WHAT YOU WILL DO: Each line that holds the word "Apache" counts once. Give the total number of such lines and nothing else.

(Figure scripts)
■ ■ ■ ■
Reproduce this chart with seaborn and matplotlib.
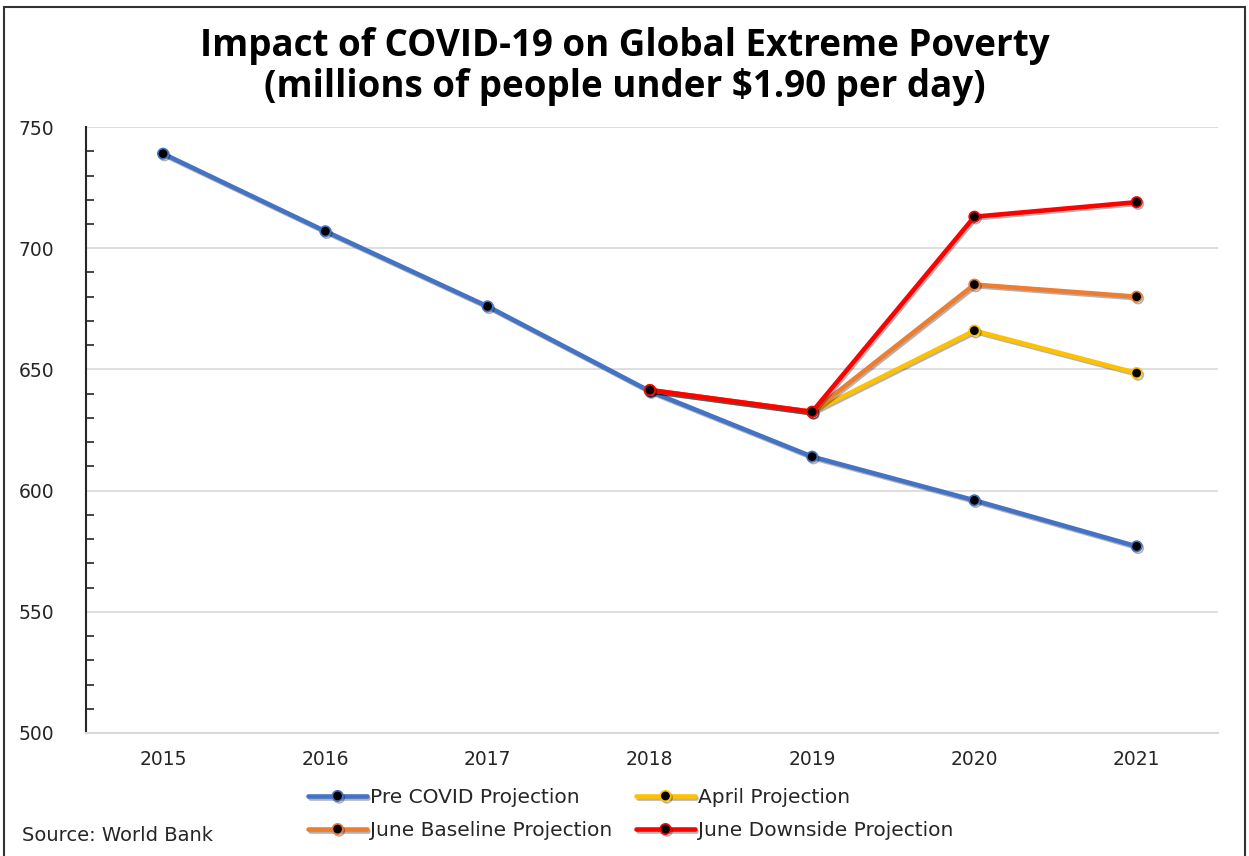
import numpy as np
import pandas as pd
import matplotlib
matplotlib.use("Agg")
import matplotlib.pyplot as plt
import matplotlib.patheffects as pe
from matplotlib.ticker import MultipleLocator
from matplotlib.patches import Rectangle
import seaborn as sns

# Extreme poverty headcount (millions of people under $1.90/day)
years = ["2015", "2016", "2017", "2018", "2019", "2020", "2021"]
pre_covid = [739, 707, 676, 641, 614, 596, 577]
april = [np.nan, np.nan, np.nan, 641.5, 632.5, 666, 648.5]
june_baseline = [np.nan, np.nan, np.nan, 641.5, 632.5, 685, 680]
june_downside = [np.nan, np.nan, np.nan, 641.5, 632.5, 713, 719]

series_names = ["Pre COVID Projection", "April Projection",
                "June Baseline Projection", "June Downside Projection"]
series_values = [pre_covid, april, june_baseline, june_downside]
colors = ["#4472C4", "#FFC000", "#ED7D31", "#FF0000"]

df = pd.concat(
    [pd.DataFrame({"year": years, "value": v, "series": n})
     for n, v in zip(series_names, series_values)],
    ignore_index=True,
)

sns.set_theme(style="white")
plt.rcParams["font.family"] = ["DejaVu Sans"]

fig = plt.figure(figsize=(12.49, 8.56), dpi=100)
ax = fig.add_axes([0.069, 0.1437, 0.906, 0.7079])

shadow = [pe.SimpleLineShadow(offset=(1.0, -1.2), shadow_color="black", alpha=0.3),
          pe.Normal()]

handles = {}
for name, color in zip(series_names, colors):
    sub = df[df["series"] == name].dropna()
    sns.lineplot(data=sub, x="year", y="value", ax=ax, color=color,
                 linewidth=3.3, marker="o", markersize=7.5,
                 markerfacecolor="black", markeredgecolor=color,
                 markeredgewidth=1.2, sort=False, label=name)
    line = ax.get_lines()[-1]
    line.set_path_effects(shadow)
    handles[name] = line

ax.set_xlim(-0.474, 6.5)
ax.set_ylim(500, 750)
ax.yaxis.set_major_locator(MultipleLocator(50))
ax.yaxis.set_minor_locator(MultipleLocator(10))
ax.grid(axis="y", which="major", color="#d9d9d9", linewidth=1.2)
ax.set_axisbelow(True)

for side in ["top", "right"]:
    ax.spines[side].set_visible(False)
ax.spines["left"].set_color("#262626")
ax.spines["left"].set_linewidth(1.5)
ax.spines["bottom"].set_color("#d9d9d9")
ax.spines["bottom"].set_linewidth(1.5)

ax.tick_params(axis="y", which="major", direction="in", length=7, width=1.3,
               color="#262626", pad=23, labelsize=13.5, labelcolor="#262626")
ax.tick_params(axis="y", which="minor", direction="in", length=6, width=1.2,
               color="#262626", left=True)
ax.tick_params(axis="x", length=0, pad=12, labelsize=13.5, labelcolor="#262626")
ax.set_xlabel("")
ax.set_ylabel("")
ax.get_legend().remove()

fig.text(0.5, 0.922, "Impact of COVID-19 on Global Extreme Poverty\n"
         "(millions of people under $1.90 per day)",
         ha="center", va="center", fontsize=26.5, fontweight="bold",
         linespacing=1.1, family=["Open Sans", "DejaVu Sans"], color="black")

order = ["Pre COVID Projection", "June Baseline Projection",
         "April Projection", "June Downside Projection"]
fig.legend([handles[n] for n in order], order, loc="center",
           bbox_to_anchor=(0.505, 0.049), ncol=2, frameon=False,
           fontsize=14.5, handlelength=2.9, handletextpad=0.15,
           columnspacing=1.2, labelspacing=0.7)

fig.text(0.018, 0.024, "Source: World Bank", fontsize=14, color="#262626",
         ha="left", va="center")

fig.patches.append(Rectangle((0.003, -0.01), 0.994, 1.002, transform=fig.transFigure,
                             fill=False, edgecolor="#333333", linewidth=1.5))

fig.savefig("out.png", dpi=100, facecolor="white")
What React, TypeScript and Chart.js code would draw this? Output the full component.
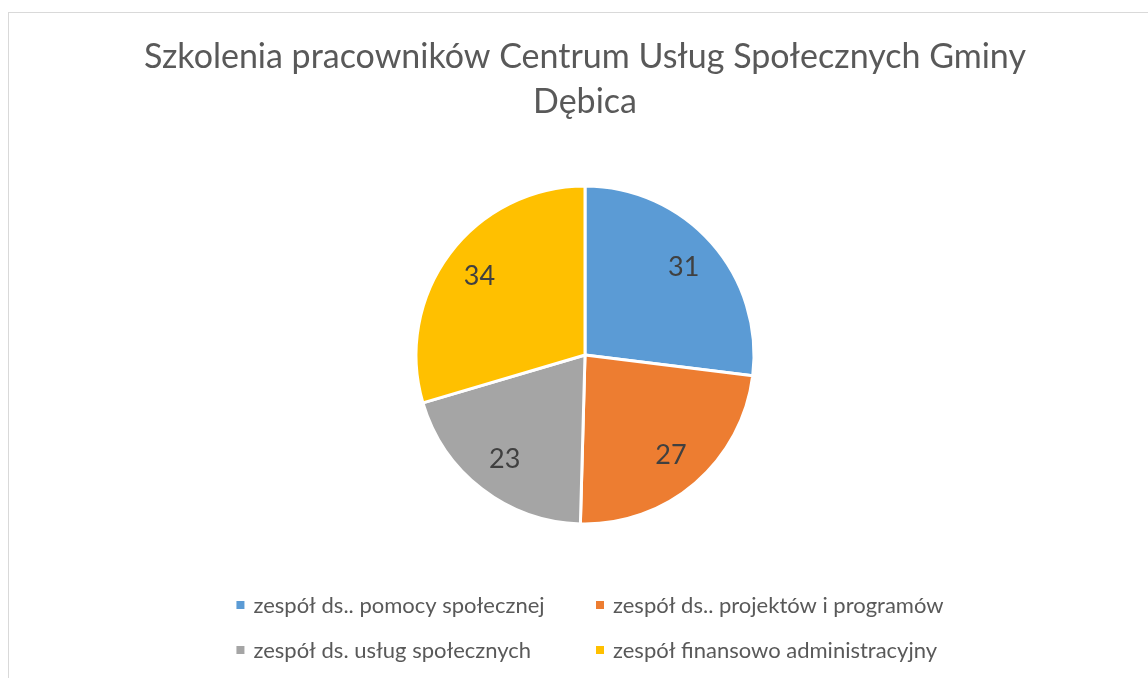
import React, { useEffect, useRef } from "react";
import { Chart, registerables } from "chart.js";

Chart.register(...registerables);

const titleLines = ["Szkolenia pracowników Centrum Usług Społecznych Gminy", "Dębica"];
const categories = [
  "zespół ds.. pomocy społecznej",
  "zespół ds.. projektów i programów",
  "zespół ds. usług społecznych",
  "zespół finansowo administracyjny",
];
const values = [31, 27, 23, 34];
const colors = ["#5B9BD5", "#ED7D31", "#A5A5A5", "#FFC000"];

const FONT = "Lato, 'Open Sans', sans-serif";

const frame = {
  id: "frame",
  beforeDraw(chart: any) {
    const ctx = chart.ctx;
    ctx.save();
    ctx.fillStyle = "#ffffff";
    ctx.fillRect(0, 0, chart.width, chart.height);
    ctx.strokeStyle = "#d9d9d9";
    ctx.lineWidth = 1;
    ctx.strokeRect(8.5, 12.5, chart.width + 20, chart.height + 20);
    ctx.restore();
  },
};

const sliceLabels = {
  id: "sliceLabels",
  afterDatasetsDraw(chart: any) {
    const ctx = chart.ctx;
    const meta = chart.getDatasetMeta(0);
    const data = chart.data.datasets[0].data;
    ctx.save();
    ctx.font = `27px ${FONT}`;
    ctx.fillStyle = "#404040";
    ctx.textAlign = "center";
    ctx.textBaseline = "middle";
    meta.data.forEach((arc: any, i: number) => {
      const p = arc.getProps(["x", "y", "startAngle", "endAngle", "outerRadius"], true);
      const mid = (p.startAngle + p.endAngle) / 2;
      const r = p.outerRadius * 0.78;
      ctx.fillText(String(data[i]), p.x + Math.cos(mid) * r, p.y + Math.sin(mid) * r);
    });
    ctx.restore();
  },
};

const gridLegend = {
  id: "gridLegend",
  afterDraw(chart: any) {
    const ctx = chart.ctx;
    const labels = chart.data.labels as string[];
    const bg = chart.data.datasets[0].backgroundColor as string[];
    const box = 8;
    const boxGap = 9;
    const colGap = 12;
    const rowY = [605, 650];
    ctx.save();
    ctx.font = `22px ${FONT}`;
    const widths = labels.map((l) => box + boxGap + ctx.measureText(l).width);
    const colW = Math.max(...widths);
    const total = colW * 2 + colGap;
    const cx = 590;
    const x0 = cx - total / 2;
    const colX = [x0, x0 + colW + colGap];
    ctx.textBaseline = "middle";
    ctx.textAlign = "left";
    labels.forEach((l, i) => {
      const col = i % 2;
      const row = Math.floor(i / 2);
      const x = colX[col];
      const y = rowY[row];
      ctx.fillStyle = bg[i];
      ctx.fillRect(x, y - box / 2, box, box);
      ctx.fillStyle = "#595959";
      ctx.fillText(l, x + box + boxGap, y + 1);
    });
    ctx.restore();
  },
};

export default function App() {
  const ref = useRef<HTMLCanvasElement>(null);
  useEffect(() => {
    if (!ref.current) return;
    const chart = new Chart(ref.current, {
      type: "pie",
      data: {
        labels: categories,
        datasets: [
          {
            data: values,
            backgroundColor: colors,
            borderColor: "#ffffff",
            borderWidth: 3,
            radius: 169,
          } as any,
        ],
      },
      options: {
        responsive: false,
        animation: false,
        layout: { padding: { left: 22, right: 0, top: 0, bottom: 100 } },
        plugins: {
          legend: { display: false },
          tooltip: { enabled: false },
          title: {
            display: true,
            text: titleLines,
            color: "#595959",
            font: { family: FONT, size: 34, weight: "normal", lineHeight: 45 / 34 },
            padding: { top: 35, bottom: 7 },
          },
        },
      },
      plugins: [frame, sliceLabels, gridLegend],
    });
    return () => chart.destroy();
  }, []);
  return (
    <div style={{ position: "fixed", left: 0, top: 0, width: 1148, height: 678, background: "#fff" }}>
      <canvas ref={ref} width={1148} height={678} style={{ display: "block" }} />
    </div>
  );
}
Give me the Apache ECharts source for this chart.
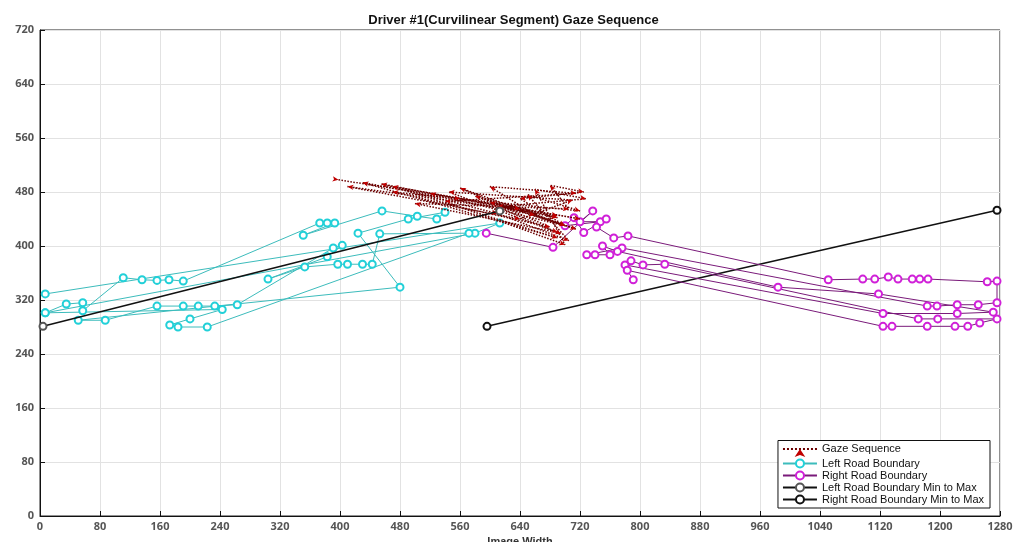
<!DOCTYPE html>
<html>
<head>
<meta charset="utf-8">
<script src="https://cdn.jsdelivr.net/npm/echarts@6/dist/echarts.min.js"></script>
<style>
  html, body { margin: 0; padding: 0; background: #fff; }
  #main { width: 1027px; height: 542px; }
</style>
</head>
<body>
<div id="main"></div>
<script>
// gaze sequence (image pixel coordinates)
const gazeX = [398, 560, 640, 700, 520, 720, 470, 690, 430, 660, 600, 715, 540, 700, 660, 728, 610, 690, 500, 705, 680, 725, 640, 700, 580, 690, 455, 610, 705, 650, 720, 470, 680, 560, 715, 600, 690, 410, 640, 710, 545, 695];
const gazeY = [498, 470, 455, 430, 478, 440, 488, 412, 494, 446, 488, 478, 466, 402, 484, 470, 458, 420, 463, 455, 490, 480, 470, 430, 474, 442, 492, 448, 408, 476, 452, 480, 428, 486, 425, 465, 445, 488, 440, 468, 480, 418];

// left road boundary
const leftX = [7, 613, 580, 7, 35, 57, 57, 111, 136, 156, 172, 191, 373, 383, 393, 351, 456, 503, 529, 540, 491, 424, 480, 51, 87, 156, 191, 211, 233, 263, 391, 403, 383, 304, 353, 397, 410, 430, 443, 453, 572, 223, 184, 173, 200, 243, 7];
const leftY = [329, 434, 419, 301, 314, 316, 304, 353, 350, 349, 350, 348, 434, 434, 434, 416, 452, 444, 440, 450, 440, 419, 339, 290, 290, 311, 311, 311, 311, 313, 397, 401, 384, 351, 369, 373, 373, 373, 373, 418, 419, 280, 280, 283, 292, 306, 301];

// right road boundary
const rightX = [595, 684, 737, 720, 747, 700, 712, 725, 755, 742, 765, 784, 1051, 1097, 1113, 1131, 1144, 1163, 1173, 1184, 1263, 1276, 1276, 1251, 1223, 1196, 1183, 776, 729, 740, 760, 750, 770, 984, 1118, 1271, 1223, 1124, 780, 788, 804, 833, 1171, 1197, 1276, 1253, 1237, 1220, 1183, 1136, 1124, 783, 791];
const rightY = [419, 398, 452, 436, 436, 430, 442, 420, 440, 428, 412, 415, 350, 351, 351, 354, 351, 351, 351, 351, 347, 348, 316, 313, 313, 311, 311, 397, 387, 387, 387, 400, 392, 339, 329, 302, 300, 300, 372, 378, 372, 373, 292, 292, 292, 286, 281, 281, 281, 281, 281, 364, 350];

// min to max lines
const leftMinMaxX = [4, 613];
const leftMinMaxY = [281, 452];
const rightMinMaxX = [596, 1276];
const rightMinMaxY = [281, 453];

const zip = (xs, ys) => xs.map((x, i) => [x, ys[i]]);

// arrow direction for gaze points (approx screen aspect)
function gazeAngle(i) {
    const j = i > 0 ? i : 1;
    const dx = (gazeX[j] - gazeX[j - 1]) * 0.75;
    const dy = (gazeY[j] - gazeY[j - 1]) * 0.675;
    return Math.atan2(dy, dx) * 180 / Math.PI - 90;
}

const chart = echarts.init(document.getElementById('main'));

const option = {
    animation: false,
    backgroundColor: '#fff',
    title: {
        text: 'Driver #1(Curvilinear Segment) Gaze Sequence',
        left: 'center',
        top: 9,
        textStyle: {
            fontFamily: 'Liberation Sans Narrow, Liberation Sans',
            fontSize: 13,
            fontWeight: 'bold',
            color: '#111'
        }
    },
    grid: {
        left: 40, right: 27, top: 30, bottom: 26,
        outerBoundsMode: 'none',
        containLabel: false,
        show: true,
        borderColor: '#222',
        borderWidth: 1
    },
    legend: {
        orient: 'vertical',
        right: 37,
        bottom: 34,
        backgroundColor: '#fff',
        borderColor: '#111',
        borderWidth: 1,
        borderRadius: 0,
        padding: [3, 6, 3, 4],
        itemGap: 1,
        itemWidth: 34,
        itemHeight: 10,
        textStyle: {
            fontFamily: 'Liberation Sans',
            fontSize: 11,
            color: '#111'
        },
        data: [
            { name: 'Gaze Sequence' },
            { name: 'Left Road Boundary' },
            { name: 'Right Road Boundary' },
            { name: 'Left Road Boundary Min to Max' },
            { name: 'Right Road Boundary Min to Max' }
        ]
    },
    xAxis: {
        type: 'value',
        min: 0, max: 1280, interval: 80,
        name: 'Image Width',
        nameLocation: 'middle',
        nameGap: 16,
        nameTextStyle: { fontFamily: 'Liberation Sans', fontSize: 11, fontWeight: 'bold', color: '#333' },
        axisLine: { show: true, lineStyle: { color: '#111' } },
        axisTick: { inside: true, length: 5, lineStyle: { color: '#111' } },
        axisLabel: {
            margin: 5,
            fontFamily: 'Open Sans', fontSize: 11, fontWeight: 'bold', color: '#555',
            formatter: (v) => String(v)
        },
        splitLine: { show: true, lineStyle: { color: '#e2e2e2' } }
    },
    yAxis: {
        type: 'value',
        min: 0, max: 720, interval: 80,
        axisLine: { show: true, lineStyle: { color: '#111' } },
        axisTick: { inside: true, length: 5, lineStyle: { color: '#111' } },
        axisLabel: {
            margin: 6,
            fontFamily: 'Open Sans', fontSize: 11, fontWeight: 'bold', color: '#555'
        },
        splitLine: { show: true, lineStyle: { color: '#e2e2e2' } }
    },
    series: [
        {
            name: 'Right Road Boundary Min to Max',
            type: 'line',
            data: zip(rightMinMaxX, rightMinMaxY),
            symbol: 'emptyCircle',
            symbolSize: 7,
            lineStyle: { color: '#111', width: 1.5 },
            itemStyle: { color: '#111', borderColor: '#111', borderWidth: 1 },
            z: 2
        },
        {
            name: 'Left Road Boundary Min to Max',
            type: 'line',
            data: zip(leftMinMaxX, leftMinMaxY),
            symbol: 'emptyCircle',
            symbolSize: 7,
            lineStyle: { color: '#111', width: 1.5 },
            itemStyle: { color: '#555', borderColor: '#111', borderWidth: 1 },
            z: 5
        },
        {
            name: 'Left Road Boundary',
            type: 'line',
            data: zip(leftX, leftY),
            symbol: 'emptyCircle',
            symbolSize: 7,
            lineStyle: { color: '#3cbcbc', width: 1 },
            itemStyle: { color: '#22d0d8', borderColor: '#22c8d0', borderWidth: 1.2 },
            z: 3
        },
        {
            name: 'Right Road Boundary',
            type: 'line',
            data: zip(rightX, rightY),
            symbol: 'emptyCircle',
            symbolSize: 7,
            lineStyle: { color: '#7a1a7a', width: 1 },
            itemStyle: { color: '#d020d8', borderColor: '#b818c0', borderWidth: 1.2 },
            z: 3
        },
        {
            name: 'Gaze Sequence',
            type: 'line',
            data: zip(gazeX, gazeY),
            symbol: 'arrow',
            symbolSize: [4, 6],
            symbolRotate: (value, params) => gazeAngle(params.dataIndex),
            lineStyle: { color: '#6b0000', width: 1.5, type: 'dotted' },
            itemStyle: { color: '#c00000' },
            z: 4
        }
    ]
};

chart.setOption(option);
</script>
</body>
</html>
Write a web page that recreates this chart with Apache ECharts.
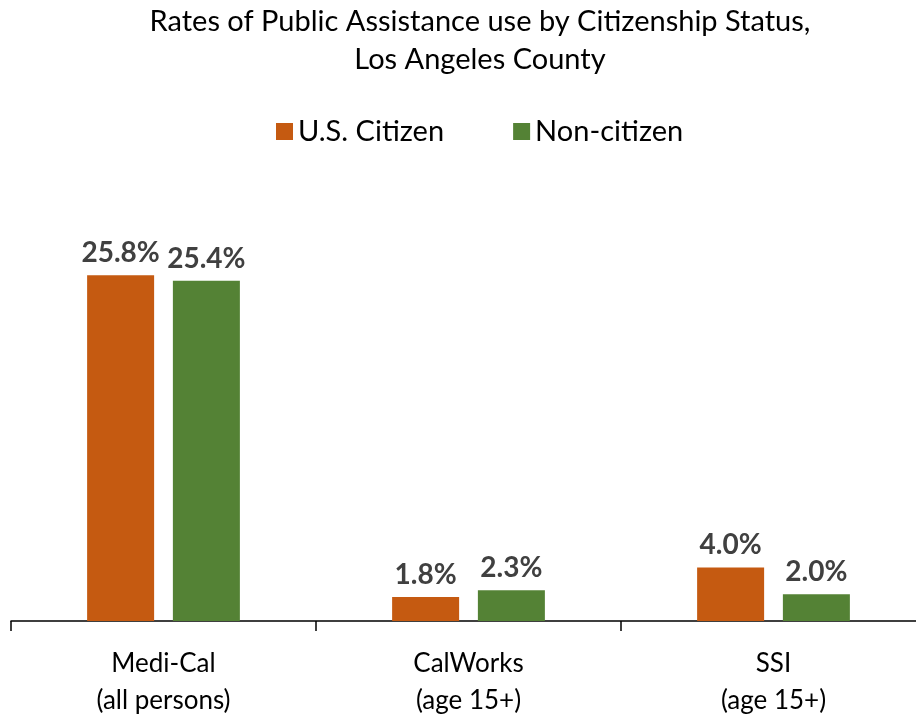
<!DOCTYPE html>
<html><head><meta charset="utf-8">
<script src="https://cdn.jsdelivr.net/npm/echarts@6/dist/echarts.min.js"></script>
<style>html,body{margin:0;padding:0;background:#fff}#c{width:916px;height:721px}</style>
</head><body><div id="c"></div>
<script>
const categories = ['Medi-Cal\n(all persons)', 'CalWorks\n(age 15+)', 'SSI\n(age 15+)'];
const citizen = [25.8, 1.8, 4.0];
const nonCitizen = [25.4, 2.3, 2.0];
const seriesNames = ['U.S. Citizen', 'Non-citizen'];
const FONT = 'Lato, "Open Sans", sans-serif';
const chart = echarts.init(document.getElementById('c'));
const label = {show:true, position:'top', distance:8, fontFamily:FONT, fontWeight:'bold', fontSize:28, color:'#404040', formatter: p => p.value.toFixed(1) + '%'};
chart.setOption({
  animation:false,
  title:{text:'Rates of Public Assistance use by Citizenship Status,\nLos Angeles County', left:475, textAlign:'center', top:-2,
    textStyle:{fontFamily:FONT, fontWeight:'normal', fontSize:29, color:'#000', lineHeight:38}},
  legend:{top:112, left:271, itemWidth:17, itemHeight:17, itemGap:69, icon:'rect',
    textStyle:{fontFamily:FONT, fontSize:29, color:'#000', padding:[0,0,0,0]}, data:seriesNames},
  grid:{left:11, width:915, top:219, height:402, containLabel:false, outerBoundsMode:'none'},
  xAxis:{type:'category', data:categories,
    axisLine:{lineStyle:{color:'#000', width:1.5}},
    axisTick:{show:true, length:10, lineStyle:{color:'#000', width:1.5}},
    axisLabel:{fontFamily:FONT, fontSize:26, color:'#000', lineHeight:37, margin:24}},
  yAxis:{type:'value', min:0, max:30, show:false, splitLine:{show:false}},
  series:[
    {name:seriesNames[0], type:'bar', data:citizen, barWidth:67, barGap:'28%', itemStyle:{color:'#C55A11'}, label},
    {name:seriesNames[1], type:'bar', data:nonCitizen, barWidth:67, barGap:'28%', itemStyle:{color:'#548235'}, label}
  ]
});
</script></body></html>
■ ■ ■ ■
TASK ANSWER: 2